Doan Bui et Leslie Plée nous emmènent de l’autre côté du miroir complotiste. Un vade-mecum très utile à mettre sous le sapin à l’approche des fêtes de fin d’année.*
« Une bande dessinée de salubrité publique » dit la quatrième de couv’. C’est vrai ! En moins de 200 pages, Fake News fait le tour du problème de la désinformation complotiste. Un manuel disponible, depuis le printemps 2021, chez Delcourt.
Qui en sont les auteurs ? La scénariste, d’abord. Il s’agit de la journaliste Doan Bui (« soi-disant » signale la couverture avec facétie), grand reporter à L’Obs et récipiendaire en 2013 du prix Albert Londres. Ce n’est pas sa première bande dessinée. On lui doit aussi Le Vietnam raconté à mes filles avec Tiphaine Rivière et C’est quoi, un terroriste ? Le procès Merah et nous (éd. Delcourt, 2019) avec la dessinatrice Leslie Plée. Cette dernière signe les dessins de Fake News. Blogueuse à une époque qui a révélé Pénélope Bagieu ou Boulet, et qui développe depuis des années des albums où elle raconte son quotidien dans un style simple, percutant et immédiatement lisible, notamment Tu l’as dit Jamy ! (Stock, 2019), avec Jamy Gourmaud, de la mythique émission « C’est pas sorcier ».
Passée la page de la définition de l’infox, les autrices nous emmènent au royaume d’Alice au pays des merveilles, littéralement de l’autre côté du miroir complotiste (comme elle est bien trouvée cette image !). On entre dans l’ouvrage avec deux exemples de la sociologie des amateurs de vérité alternative : les truthers, des négationnistes en fait, qui affirment, contre toute évidence, que le 11-Septembre n’a pas eu lieu comme on le dit et que les fusillades qui ont sporadiquement endeuillé l’Amérique ne sont que pure invention. Un utile focus est proposé d’entrée de jeu sur la tuerie de l’école Sandy Hook dont on commémorera le triste dixième anniversaire d’ici quelques jours. Ces complotistes ne se contentent pas de nier les faits : ils vont jusqu’à harceler les victimes, en les empêchant de s’exprimer, en contestant systématiquement leurs témoignages sur les réseaux sociaux ou les plateaux de télévision. Sans jamais l’ombre d’une preuve…

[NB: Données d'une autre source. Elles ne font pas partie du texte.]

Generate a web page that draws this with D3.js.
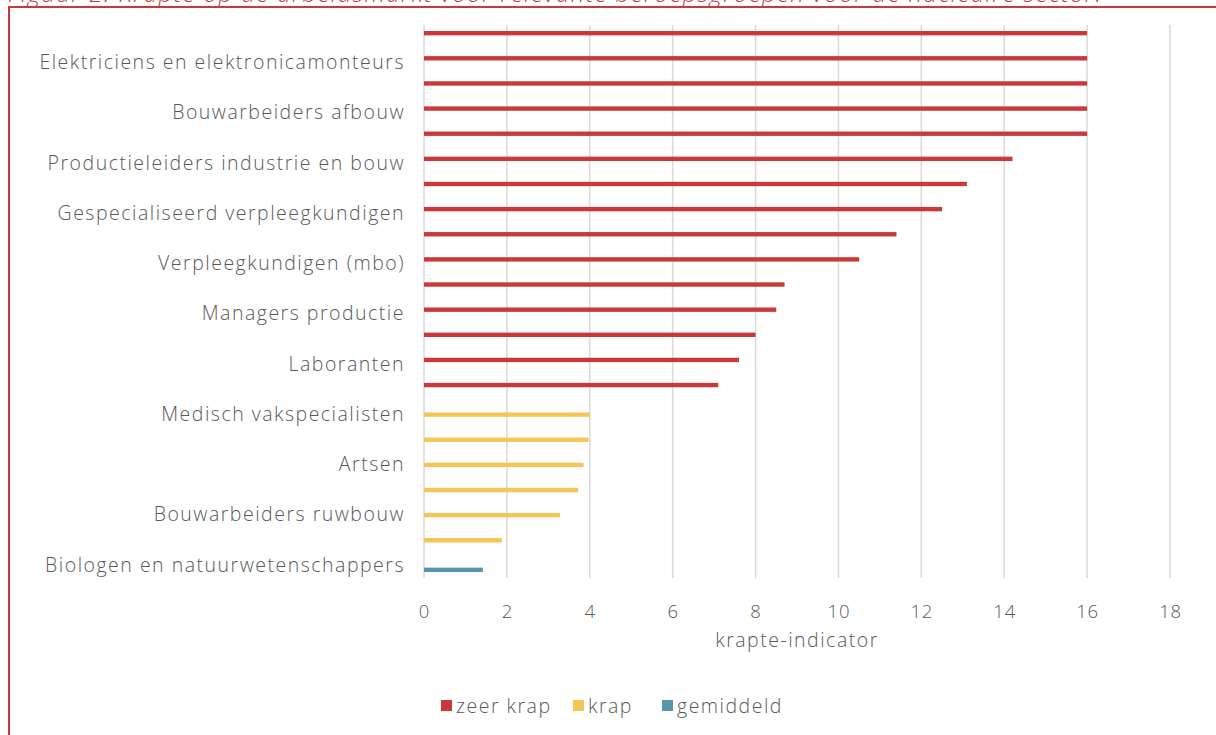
<!DOCTYPE html>
<html>
<head>
<meta charset="utf-8">
<script src="https://cdn.jsdelivr.net/npm/d3@7"></script>
<style>
  html, body { margin: 0; padding: 0; background: #ffffff; }
  svg { display: block; }
  text { font-family: "Open Sans", "Lato", sans-serif; font-weight: 300; }
</style>
</head>
<body>
<svg id="chart" width="1216" height="735"></svg>
<script>
// Occupational groups (the axis names every other group)
const categories = [
  "", "Elektriciens en elektronicamonteurs",
  "", "Bouwarbeiders afbouw",
  "", "Productieleiders industrie en bouw",
  "", "Gespecialiseerd verpleegkundigen",
  "", "Verpleegkundigen (mbo)",
  "", "Managers productie",
  "", "Laboranten",
  "", "Medisch vakspecialisten",
  "", "Artsen",
  "", "Bouwarbeiders ruwbouw",
  "", "Biologen en natuurwetenschappers"
];

// Krapte-indicator per group, one array per tension class
const zeerKrap = [16, 16, 16, 16, 16, 14.2, 13.1, 12.5, 11.4, 10.5, 8.7, 8.5, 8.0, 7.6, 7.1,
                  null, null, null, null, null, null, null];
const krap = [null, null, null, null, null, null, null, null, null, null, null, null, null, null, null,
              4.0, 3.97, 3.85, 3.72, 3.28, 1.88, null];
const gemiddeld = [null, null, null, null, null, null, null, null, null, null, null, null, null, null, null,
                   null, null, null, null, null, null, 1.42];

const seriesNames = ["zeer krap", "krap", "gemiddeld"];
const seriesColors = ["#C9393C", "#F6C557", "#5A93AD"];
const xTicks = [0, 2, 4, 6, 8, 10, 12, 14, 16, 18];
const xTitle = "krapte-indicator";
const figTitle = "Figuur 2: Krapte op de arbeidsmarkt voor relevante beroepsgroepen voor de nucleaire sector.";

const svg = d3.select("#chart");
const red = "#C9393C";
const textGray = "#595959";
const fs = 19.5;
const ls = 1.5;

// Caption, clipped by the top of the page
svg.append("text")
  .attr("x", 8).attr("y", 2)
  .attr("fill", red)
  .attr("font-size", 24)
  .attr("font-style", "italic")
  .attr("font-weight", 400)
  .attr("letter-spacing", 1.4)
  .text(figTitle);

// Red frame around the figure
svg.append("path")
  .attr("d", "M9,740 V7 H1220")
  .attr("fill", "none")
  .attr("stroke", red)
  .attr("stroke-width", 2);

const x = d3.scaleLinear().domain([0, 18]).range([424, 1170]);
const y = d3.scaleBand().domain(d3.range(categories.length))
  .range([25, 578]).paddingInner(0.475).paddingOuter(0.2375);
const ySeries = d3.scaleBand().domain(seriesNames).range([0, y.bandwidth()]);

// Vertical gridlines
svg.append("g").selectAll("line").data(xTicks).join("line")
  .attr("x1", d => x(d)).attr("x2", d => x(d))
  .attr("y1", 25).attr("y2", 578)
  .attr("stroke", "#D9D9D9").attr("stroke-width", 1.5);

// Bars
const seriesData = [zeerKrap, krap, gemiddeld];
seriesData.forEach((vals, s) => {
  svg.append("g").selectAll("rect")
    .data(vals.map((v, i) => ({ v, i })).filter(d => d.v != null))
    .join("rect")
    .attr("x", x(0))
    .attr("y", d => y(d.i) + ySeries(seriesNames[s]))
    .attr("width", d => x(d.v) - x(0))
    .attr("height", ySeries.bandwidth())
    .attr("fill", seriesColors[s]);
});

// Category axis
const yAxis = d3.axisLeft(y).tickSize(0).tickPadding(19).tickFormat(i => categories[i]);
const gy = svg.append("g").attr("transform", `translate(${x(0)},0)`).call(yAxis);
gy.select(".domain").remove();
gy.selectAll("text").attr("fill", textGray).attr("font-size", fs)
  .attr("font-family", "'Open Sans', sans-serif").attr("letter-spacing", ls);

// Value axis
const xAxis = d3.axisBottom(x).tickValues(xTicks).tickSize(0).tickPadding(18);
const gx = svg.append("g").attr("transform", "translate(0,587)").call(xAxis);
gx.select(".domain").remove();
gx.selectAll("text").attr("fill", textGray).attr("font-size", 18.5)
  .attr("font-family", "'Open Sans', sans-serif").attr("letter-spacing", 0.8);

svg.append("text")
  .attr("x", (x(0) + x(18)) / 2).attr("y", 647)
  .attr("text-anchor", "middle")
  .attr("fill", textGray).attr("font-size", fs).attr("letter-spacing", ls)
  .text(xTitle);

// Legend
const legendX = [441, 573, 662];
const lg = svg.append("g");
seriesNames.forEach((name, s) => {
  lg.append("rect").attr("x", legendX[s]).attr("y", 700).attr("width", 11).attr("height", 11)
    .attr("fill", seriesColors[s]);
  lg.append("text").attr("x", legendX[s] + 15).attr("y", 713)
    .attr("fill", textGray).attr("font-size", fs).attr("letter-spacing", ls)
    .text(name);
});
</script>
</body>
</html>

Et puis la galerie bigarrée des fabricants de vieilles lunes : les platistes, pour qui la Terre a la forme d’une galette de Pont-Aven, les climato-sceptiques, les dénonciateurs d’Illuminati… L’inventaire est jalonné d’informations précises, d’éclairages et d’anecdotes qui permettent de prendre la mesure du phénomène. Les deux autrices n’oublient pas de disséquer le sujet avec une explication des algorithmes du Net qui, par leur système de recherche de la satisfaction, tendent à favoriser l’enfermement des internautes dans des bulles cognitives. Elles évoquent le problème des « usines à fake news », où l’on fabrique des contenus faux pour le compte de groupes de pression ayant intérêt à leur diffusion, comme c’était le cas pour Donald Trump, qui est l’objet d’un chapitre dédié, ou encore pour la mouvance QAnon.
Un chapitre final rappelle que ces mécanismes existent depuis l’invention de la sophistique et un glossaire en établit la terminologie, souvent comprise des seuls spécialistes. Bref, un vade-mecum utile à diffuser auprès des jeunes et des moins jeunes.
* Fake news. L’info qui ne tourne pas rond, de Dan Bui et Leslie Plée (Éditions Delcourt, 2021, 176 pages, 22,95 €).